The Urban Taskforce proposes a new approach to balancing Sydney’s growth along with the need for urban services and industrial uses as outlined in our 6 point plan:

  1. Ensure that at least 10,000 hectares of industrial land is zoned in North West and South West Sydney and around the Aerotropolis.
  2. Release fifty percent of the Retain and Manage industrial land in the Eastern City and the Central City for mixed use development that includes urban service uses.
  3. Identify industrial land in the Eastern City and the Central City that is economically unviable but would provide sites for mixed use precincts with significant housing as well as jobs.

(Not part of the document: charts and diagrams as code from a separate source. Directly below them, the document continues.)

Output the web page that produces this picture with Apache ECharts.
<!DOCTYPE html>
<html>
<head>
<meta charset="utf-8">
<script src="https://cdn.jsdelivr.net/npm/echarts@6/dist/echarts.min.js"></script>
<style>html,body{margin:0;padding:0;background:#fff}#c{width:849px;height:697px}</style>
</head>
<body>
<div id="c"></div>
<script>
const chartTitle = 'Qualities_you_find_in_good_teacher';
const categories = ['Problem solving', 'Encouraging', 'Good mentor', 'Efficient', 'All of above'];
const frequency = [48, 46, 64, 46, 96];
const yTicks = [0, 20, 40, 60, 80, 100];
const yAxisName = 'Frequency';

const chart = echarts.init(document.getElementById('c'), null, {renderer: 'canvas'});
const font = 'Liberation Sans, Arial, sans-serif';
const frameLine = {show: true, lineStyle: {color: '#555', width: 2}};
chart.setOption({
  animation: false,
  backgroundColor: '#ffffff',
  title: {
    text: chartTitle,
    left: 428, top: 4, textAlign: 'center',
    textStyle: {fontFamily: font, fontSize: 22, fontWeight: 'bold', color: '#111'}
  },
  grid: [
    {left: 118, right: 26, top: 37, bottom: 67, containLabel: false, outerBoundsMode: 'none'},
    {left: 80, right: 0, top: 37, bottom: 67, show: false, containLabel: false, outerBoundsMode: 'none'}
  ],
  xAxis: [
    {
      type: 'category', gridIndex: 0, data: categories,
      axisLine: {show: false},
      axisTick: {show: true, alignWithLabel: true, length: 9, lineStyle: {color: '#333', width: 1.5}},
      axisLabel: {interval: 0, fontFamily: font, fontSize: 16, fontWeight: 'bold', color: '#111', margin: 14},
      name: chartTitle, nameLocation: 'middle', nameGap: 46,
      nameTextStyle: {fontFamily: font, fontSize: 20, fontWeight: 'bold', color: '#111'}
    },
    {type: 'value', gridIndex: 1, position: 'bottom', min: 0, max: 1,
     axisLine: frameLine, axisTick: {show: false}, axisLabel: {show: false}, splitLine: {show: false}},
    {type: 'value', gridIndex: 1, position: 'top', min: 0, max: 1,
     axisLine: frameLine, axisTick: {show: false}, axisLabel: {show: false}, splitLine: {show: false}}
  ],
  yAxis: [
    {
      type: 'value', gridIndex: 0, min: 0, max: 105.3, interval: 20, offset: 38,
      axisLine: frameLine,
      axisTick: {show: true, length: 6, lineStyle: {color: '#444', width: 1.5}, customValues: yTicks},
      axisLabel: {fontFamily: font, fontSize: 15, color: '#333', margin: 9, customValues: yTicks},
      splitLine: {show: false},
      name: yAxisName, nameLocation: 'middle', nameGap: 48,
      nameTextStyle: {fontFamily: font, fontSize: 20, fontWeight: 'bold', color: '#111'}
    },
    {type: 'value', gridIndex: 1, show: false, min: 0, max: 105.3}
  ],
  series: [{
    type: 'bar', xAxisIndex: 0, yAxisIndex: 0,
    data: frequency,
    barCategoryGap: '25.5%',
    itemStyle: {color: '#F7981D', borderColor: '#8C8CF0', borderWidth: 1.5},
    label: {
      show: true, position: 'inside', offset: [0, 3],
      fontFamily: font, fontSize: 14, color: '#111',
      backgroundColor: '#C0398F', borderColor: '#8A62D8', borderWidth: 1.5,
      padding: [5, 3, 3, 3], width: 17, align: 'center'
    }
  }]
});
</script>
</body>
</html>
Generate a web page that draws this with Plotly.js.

  4. Develop a more detailed analysis of urban service uses that are compatible with mixed use development and define the percentage of job producing areas within mixed use zoning.
  5. Develop a more detailed analysis of industrial uses and their preferred location in the city including freight and logistics.
  6. Establish a high level assessment body to give guidance to land owners and developers on which lands are appropriate for mixed use development that includes urban services.

“The Urban Taskforce is developing its own Thought Leadership Report on the changing nature of jobs in metropolitan Sydney and where industrial and urban service jobs are best located. The report will also look at ways to diffuse the current concerns about new apartment development by proposing an approach that can provide infrastructure and community uses with a mixed use development that also includes jobs.”